## [What to do]
Leave out the pictures, then reproduce the rest of the material exactly.

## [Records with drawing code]
——
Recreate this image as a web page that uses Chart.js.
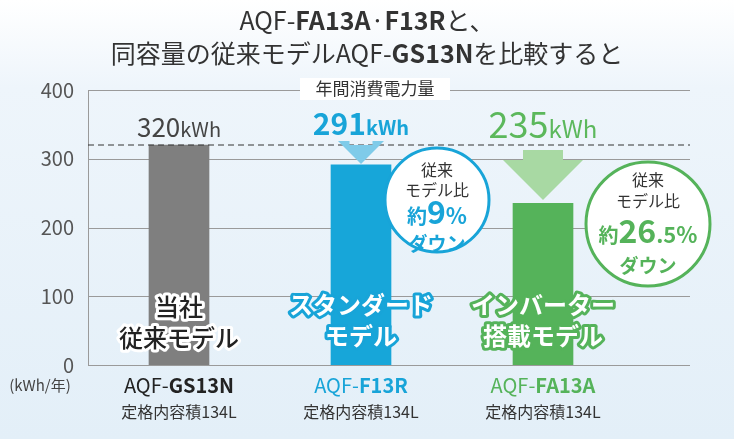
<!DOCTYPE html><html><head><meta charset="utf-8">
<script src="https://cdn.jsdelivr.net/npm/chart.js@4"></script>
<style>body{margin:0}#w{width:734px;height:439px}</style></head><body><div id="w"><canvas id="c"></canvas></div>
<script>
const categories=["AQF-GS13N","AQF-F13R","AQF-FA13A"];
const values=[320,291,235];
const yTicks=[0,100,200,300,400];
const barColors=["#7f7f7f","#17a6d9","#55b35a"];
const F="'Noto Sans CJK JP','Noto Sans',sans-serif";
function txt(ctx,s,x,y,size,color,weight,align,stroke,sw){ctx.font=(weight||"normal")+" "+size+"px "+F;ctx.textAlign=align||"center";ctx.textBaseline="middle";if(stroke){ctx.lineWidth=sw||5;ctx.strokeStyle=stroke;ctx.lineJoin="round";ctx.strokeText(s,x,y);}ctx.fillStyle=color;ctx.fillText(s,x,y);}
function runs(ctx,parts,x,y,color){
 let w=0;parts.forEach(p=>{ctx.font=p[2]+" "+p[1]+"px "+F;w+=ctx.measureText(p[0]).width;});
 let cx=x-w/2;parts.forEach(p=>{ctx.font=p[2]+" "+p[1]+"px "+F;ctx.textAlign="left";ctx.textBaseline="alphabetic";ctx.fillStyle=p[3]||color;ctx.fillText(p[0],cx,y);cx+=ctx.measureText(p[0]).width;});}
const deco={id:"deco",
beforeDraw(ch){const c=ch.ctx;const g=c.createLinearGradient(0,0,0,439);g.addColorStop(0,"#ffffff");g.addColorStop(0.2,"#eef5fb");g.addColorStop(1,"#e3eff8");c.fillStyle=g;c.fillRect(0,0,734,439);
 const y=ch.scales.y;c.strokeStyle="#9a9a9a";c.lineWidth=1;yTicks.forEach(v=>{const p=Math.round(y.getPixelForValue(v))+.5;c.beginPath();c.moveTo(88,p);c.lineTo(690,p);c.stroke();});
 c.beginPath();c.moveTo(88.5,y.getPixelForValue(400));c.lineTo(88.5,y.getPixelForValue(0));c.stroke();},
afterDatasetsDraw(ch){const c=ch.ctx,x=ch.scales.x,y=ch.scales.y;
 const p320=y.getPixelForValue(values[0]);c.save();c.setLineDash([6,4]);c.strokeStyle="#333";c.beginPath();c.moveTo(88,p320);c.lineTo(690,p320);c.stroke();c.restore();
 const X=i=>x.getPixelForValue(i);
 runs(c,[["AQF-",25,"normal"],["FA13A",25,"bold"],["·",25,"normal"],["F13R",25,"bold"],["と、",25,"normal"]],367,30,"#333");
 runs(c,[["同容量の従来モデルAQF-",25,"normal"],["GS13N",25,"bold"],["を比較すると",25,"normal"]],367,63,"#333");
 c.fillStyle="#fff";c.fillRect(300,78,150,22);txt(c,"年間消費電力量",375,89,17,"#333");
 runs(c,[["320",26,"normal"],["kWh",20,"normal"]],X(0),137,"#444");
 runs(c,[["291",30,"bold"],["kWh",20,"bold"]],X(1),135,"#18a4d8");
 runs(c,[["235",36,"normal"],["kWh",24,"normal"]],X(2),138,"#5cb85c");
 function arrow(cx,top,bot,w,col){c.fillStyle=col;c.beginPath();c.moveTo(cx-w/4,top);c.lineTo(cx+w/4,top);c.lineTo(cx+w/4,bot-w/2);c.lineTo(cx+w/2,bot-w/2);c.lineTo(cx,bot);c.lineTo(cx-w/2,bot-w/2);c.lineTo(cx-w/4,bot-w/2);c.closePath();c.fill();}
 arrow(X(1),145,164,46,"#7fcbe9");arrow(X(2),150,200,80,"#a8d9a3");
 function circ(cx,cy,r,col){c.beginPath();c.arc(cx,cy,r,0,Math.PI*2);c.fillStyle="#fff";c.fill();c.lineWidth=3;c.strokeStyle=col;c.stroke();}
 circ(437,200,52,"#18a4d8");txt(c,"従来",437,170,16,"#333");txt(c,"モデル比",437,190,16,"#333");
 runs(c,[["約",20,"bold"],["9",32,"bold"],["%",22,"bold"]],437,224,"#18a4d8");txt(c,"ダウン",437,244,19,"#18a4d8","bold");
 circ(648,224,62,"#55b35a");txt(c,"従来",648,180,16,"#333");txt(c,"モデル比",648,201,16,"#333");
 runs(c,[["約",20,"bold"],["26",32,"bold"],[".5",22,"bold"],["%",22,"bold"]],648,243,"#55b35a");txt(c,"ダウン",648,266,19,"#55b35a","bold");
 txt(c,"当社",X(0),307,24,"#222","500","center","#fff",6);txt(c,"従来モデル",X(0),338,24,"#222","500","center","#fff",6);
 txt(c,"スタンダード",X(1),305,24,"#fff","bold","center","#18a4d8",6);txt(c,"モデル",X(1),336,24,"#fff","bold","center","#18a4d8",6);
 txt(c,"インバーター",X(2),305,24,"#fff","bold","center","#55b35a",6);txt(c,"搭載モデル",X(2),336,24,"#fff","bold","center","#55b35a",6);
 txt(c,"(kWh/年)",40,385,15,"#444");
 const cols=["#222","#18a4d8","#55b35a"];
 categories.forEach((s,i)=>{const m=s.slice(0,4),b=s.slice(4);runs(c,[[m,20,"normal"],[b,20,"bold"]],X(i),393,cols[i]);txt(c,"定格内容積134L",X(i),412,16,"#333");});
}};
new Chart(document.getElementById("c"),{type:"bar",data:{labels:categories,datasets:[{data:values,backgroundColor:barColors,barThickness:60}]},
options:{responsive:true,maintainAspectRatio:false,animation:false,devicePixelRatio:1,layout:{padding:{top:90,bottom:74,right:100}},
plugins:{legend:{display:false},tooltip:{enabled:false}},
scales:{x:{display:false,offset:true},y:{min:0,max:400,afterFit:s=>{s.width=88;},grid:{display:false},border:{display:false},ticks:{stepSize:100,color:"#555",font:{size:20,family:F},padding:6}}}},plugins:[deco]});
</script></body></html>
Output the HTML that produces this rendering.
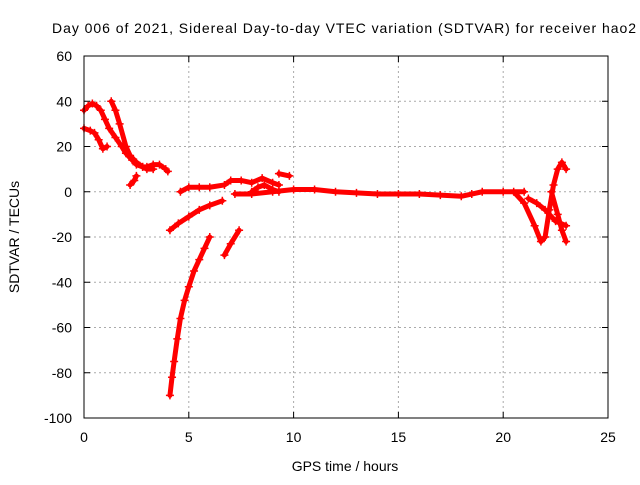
——
## [Response]
Recreate this image as a web page that uses Chart.js.
<!DOCTYPE html><html><head><meta charset="utf-8">
<script src="https://cdn.jsdelivr.net/npm/chart.js@4"></script>
<style>body{margin:0}#w{width:734px;height:439px}</style></head><body><div id="w"><canvas id="c"></canvas></div>
<script>
const categories=["AQF-GS13N","AQF-F13R","AQF-FA13A"];
const values=[320,291,235];
const yTicks=[0,100,200,300,400];
const barColors=["#7f7f7f","#17a6d9","#55b35a"];
const F="'Noto Sans CJK JP','Noto Sans',sans-serif";
function txt(ctx,s,x,y,size,color,weight,align,stroke,sw){ctx.font=(weight||"normal")+" "+size+"px "+F;ctx.textAlign=align||"center";ctx.textBaseline="middle";if(stroke){ctx.lineWidth=sw||5;ctx.strokeStyle=stroke;ctx.lineJoin="round";ctx.strokeText(s,x,y);}ctx.fillStyle=color;ctx.fillText(s,x,y);}
function runs(ctx,parts,x,y,color){
 let w=0;parts.forEach(p=>{ctx.font=p[2]+" "+p[1]+"px "+F;w+=ctx.measureText(p[0]).width;});
 let cx=x-w/2;parts.forEach(p=>{ctx.font=p[2]+" "+p[1]+"px "+F;ctx.textAlign="left";ctx.textBaseline="alphabetic";ctx.fillStyle=p[3]||color;ctx.fillText(p[0],cx,y);cx+=ctx.measureText(p[0]).width;});}
const deco={id:"deco",
beforeDraw(ch){const c=ch.ctx;const g=c.createLinearGradient(0,0,0,439);g.addColorStop(0,"#ffffff");g.addColorStop(0.2,"#eef5fb");g.addColorStop(1,"#e3eff8");c.fillStyle=g;c.fillRect(0,0,734,439);
 const y=ch.scales.y;c.strokeStyle="#9a9a9a";c.lineWidth=1;yTicks.forEach(v=>{const p=Math.round(y.getPixelForValue(v))+.5;c.beginPath();c.moveTo(88,p);c.lineTo(690,p);c.stroke();});
 c.beginPath();c.moveTo(88.5,y.getPixelForValue(400));c.lineTo(88.5,y.getPixelForValue(0));c.stroke();},
afterDatasetsDraw(ch){const c=ch.ctx,x=ch.scales.x,y=ch.scales.y;
 const p320=y.getPixelForValue(values[0]);c.save();c.setLineDash([6,4]);c.strokeStyle="#333";c.beginPath();c.moveTo(88,p320);c.lineTo(690,p320);c.stroke();c.restore();
 const X=i=>x.getPixelForValue(i);
 runs(c,[["AQF-",25,"normal"],["FA13A",25,"bold"],["·",25,"normal"],["F13R",25,"bold"],["と、",25,"normal"]],367,30,"#333");
 runs(c,[["同容量の従来モデルAQF-",25,"normal"],["GS13N",25,"bold"],["を比較すると",25,"normal"]],367,63,"#333");
 c.fillStyle="#fff";c.fillRect(300,78,150,22);txt(c,"年間消費電力量",375,89,17,"#333");
 runs(c,[["320",26,"normal"],["kWh",20,"normal"]],X(0),137,"#444");
 runs(c,[["291",30,"bold"],["kWh",20,"bold"]],X(1),135,"#18a4d8");
 runs(c,[["235",36,"normal"],["kWh",24,"normal"]],X(2),138,"#5cb85c");
 function arrow(cx,top,bot,w,col){c.fillStyle=col;c.beginPath();c.moveTo(cx-w/4,top);c.lineTo(cx+w/4,top);c.lineTo(cx+w/4,bot-w/2);c.lineTo(cx+w/2,bot-w/2);c.lineTo(cx,bot);c.lineTo(cx-w/2,bot-w/2);c.lineTo(cx-w/4,bot-w/2);c.closePath();c.fill();}
 arrow(X(1),145,164,46,"#7fcbe9");arrow(X(2),150,200,80,"#a8d9a3");
 function circ(cx,cy,r,col){c.beginPath();c.arc(cx,cy,r,0,Math.PI*2);c.fillStyle="#fff";c.fill();c.lineWidth=3;c.strokeStyle=col;c.stroke();}
 circ(437,200,52,"#18a4d8");txt(c,"従来",437,170,16,"#333");txt(c,"モデル比",437,190,16,"#333");
 runs(c,[["約",20,"bold"],["9",32,"bold"],["%",22,"bold"]],437,224,"#18a4d8");txt(c,"ダウン",437,244,19,"#18a4d8","bold");
 circ(648,224,62,"#55b35a");txt(c,"従来",648,180,16,"#333");txt(c,"モデル比",648,201,16,"#333");
 runs(c,[["約",20,"bold"],["26",32,"bold"],[".5",22,"bold"],["%",22,"bold"]],648,243,"#55b35a");txt(c,"ダウン",648,266,19,"#55b35a","bold");
 txt(c,"当社",X(0),307,24,"#222","500","center","#fff",6);txt(c,"従来モデル",X(0),338,24,"#222","500","center","#fff",6);
 txt(c,"スタンダード",X(1),305,24,"#fff","bold","center","#18a4d8",6);txt(c,"モデル",X(1),336,24,"#fff","bold","center","#18a4d8",6);
 txt(c,"インバーター",X(2),305,24,"#fff","bold","center","#55b35a",6);txt(c,"搭載モデル",X(2),336,24,"#fff","bold","center","#55b35a",6);
 txt(c,"(kWh/年)",40,385,15,"#444");
 const cols=["#222","#18a4d8","#55b35a"];
 categories.forEach((s,i)=>{const m=s.slice(0,4),b=s.slice(4);runs(c,[[m,20,"normal"],[b,20,"bold"]],X(i),393,cols[i]);txt(c,"定格内容積134L",X(i),412,16,"#333");});
}};
new Chart(document.getElementById("c"),{type:"bar",data:{labels:categories,datasets:[{data:values,backgroundColor:barColors,barThickness:60}]},
options:{responsive:true,maintainAspectRatio:false,animation:false,devicePixelRatio:1,layout:{padding:{top:90,bottom:74,right:100}},
plugins:{legend:{display:false},tooltip:{enabled:false}},
scales:{x:{display:false,offset:true},y:{min:0,max:400,afterFit:s=>{s.width=88;},grid:{display:false},border:{display:false},ticks:{stepSize:100,color:"#555",font:{size:20,family:F},padding:6}}}},plugins:[deco]});
</script></body></html>
Output the HTML that produces this rendering.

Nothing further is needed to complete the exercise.